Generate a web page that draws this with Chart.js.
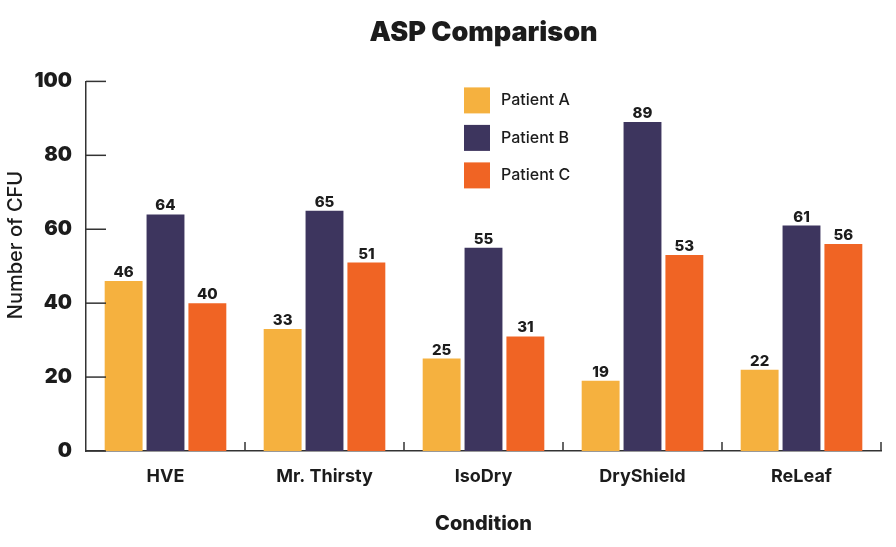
<!DOCTYPE html>
<html>
<head>
<meta charset="utf-8">
<script src="https://cdn.jsdelivr.net/npm/chart.js@4.4.0/dist/chart.umd.min.js"></script>
<style>
  html, body { margin: 0; padding: 0; background: #fff; }
</style>
</head>
<body>
<canvas id="aspChart" width="896" height="547"></canvas>
<script>
// Data
const conditions = ['HVE', 'Mr. Thirsty', 'IsoDry', 'DryShield', 'ReLeaf'];
const patientA = [46, 33, 25, 19, 22];
const patientB = [64, 65, 55, 89, 61];
const patientC = [40, 51, 31, 53, 56];
const seriesNames = ['Patient A', 'Patient B', 'Patient C'];
const seriesColors = ['#F5B13F', '#3D355E', '#F06424'];

const FONT = 'Inter, "DejaVu Sans", sans-serif';
const INK = '#1c1c1c';

// ticks inside the axes, value labels, legend box and y title
const extras = {
    id: 'extras',
    afterDatasetsDraw(chart) {
        const ctx = chart.ctx;
        const xs = chart.scales.x;
        const ys = chart.scales.y;
        const area = chart.chartArea;
        ctx.save();

        ctx.strokeStyle = '#333';
        ctx.lineWidth = 1.5;
        ys.ticks.forEach(t => {
            const py = ys.getPixelForValue(t.value);
            ctx.beginPath();
            ctx.moveTo(area.left, py);
            ctx.lineTo(area.left + 20, py);
            ctx.stroke();
        });
        const n = xs.ticks.length;
        for (let i = 1; i <= n; i++) {
            const px = xs.left + (xs.right - xs.left) * i / n;
            ctx.beginPath();
            ctx.moveTo(px, area.bottom);
            ctx.lineTo(px, area.bottom - 9);
            ctx.stroke();
        }

        // value labels over bars
        ctx.fillStyle = INK;
        ctx.font = '800 15px ' + FONT;
        ctx.textAlign = 'center';
        ctx.textBaseline = 'alphabetic';
        chart.data.datasets.forEach((ds, di) => {
            chart.getDatasetMeta(di).data.forEach((bar, i) => {
                ctx.fillText(ds.data[i], bar.x, bar.y - 4);
            });
        });

        // legend
        ctx.font = '500 16px ' + FONT;
        ctx.textAlign = 'left';
        ctx.textBaseline = 'middle';
        chart.data.datasets.forEach((ds, di) => {
            const top = area.top + 6 + di * 37.5;
            ctx.fillStyle = ds.backgroundColor;
            ctx.fillRect(464, top, 26, 26);
            ctx.fillStyle = INK;
            ctx.fillText(ds.label, 501, top + 13);
        });

        // y axis title
        ctx.translate(16, 245);
        ctx.rotate(-Math.PI / 2);
        ctx.textAlign = 'center';
        ctx.textBaseline = 'middle';
        ctx.font = '500 20px ' + FONT;
        ctx.fillText('Number of CFU', 0, 0);
        ctx.restore();
    }
};

const ctx = document.getElementById('aspChart').getContext('2d');
const aspChart = new Chart(ctx, {
    type: 'bar',
    data: {
        labels: conditions,
        datasets: [patientA, patientB, patientC].map((vals, i) => ({
            label: seriesNames[i],
            data: vals,
            backgroundColor: seriesColors[i],
            borderWidth: 0,
            barPercentage: 0.905,
            categoryPercentage: 0.79
        }))
    },
    options: {
        responsive: false,
        animation: false,
        layout: { padding: { left: 0, right: 15, top: 0, bottom: 0 } },
        plugins: {
            legend: { display: false },
            tooltip: { enabled: false },
            title: {
                display: true,
                fullSize: false,
                text: 'ASP Comparison',
                color: INK,
                font: { family: FONT, size: 27, weight: '900' },
                padding: { top: 17, bottom: 32 }
            }
        },
        scales: {
            x: {
                grid: { display: false, drawTicks: false },
                border: { display: true, color: '#333', width: 1.5 },
                ticks: {
                    color: INK,
                    padding: 15,
                    font: { family: FONT, size: 18, weight: '700' }
                },
                title: {
                    display: true,
                    text: 'Condition',
                    color: INK,
                    font: { family: FONT, size: 20, weight: '800' },
                    padding: { top: 0, bottom: 11 }
                },
                afterFit(s) { s.height = 96; }
            },
            y: {
                min: 0,
                max: 100,
                grid: { display: false, drawTicks: false },
                border: { display: true, color: '#333', width: 1.5 },
                ticks: {
                    stepSize: 20,
                    color: INK,
                    padding: 14,
                    font: { family: FONT, size: 20, weight: '900' }
                },
                afterFit(s) { s.width = 86; }
            }
        }
    },
    plugins: [extras]
});
</script>
</body>
</html>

^^^^^^^^^^^^^^^^

TASK PROMPT —
Make an exact copy of the data above, pictures excluded.

ANSWER FOR THIS EXERCISE —
Generate a web page that draws this with Chart.js.
<!DOCTYPE html>
<html>
<head>
<meta charset="utf-8">
<script src="https://cdn.jsdelivr.net/npm/chart.js@4.4.0/dist/chart.umd.min.js"></script>
<style>
  html, body { margin: 0; padding: 0; background: #fff; }
</style>
</head>
<body>
<canvas id="aspChart" width="896" height="547"></canvas>
<script>
// Data
const conditions = ['HVE', 'Mr. Thirsty', 'IsoDry', 'DryShield', 'ReLeaf'];
const patientA = [46, 33, 25, 19, 22];
const patientB = [64, 65, 55, 89, 61];
const patientC = [40, 51, 31, 53, 56];
const seriesNames = ['Patient A', 'Patient B', 'Patient C'];
const seriesColors = ['#F5B13F', '#3D355E', '#F06424'];

const FONT = 'Inter, "DejaVu Sans", sans-serif';
const INK = '#1c1c1c';

// ticks inside the axes, value labels, legend box and y title
const extras = {
    id: 'extras',
    afterDatasetsDraw(chart) {
        const ctx = chart.ctx;
        const xs = chart.scales.x;
        const ys = chart.scales.y;
        const area = chart.chartArea;
        ctx.save();

        ctx.strokeStyle = '#333';
        ctx.lineWidth = 1.5;
        ys.ticks.forEach(t => {
            const py = ys.getPixelForValue(t.value);
            ctx.beginPath();
            ctx.moveTo(area.left, py);
            ctx.lineTo(area.left + 20, py);
            ctx.stroke();
        });
        const n = xs.ticks.length;
        for (let i = 1; i <= n; i++) {
            const px = xs.left + (xs.right - xs.left) * i / n;
            ctx.beginPath();
            ctx.moveTo(px, area.bottom);
            ctx.lineTo(px, area.bottom - 9);
            ctx.stroke();
        }

        // value labels over bars
        ctx.fillStyle = INK;
        ctx.font = '800 15px ' + FONT;
        ctx.textAlign = 'center';
        ctx.textBaseline = 'alphabetic';
        chart.data.datasets.forEach((ds, di) => {
            chart.getDatasetMeta(di).data.forEach((bar, i) => {
                ctx.fillText(ds.data[i], bar.x, bar.y - 4);
            });
        });

        // legend
        ctx.font = '500 16px ' + FONT;
        ctx.textAlign = 'left';
        ctx.textBaseline = 'middle';
        chart.data.datasets.forEach((ds, di) => {
            const top = area.top + 6 + di * 37.5;
            ctx.fillStyle = ds.backgroundColor;
            ctx.fillRect(464, top, 26, 26);
            ctx.fillStyle = INK;
            ctx.fillText(ds.label, 501, top + 13);
        });

        // y axis title
        ctx.translate(16, 245);
        ctx.rotate(-Math.PI / 2);
        ctx.textAlign = 'center';
        ctx.textBaseline = 'middle';
        ctx.font = '500 20px ' + FONT;
        ctx.fillText('Number of CFU', 0, 0);
        ctx.restore();
    }
};

const ctx = document.getElementById('aspChart').getContext('2d');
const aspChart = new Chart(ctx, {
    type: 'bar',
    data: {
        labels: conditions,
        datasets: [patientA, patientB, patientC].map((vals, i) => ({
            label: seriesNames[i],
            data: vals,
            backgroundColor: seriesColors[i],
            borderWidth: 0,
            barPercentage: 0.905,
            categoryPercentage: 0.79
        }))
    },
    options: {
        responsive: false,
        animation: false,
        layout: { padding: { left: 0, right: 15, top: 0, bottom: 0 } },
        plugins: {
            legend: { display: false },
            tooltip: { enabled: false },
            title: {
                display: true,
                fullSize: false,
                text: 'ASP Comparison',
                color: INK,
                font: { family: FONT, size: 27, weight: '900' },
                padding: { top: 17, bottom: 32 }
            }
        },
        scales: {
            x: {
                grid: { display: false, drawTicks: false },
                border: { display: true, color: '#333', width: 1.5 },
                ticks: {
                    color: INK,
                    padding: 15,
                    font: { family: FONT, size: 18, weight: '700' }
                },
                title: {
                    display: true,
                    text: 'Condition',
                    color: INK,
                    font: { family: FONT, size: 20, weight: '800' },
                    padding: { top: 0, bottom: 11 }
                },
                afterFit(s) { s.height = 96; }
            },
            y: {
                min: 0,
                max: 100,
                grid: { display: false, drawTicks: false },
                border: { display: true, color: '#333', width: 1.5 },
                ticks: {
                    stepSize: 20,
                    color: INK,
                    padding: 14,
                    font: { family: FONT, size: 20, weight: '900' }
                },
                afterFit(s) { s.width = 86; }
            }
        }
    },
    plugins: [extras]
});
</script>
</body>
</html>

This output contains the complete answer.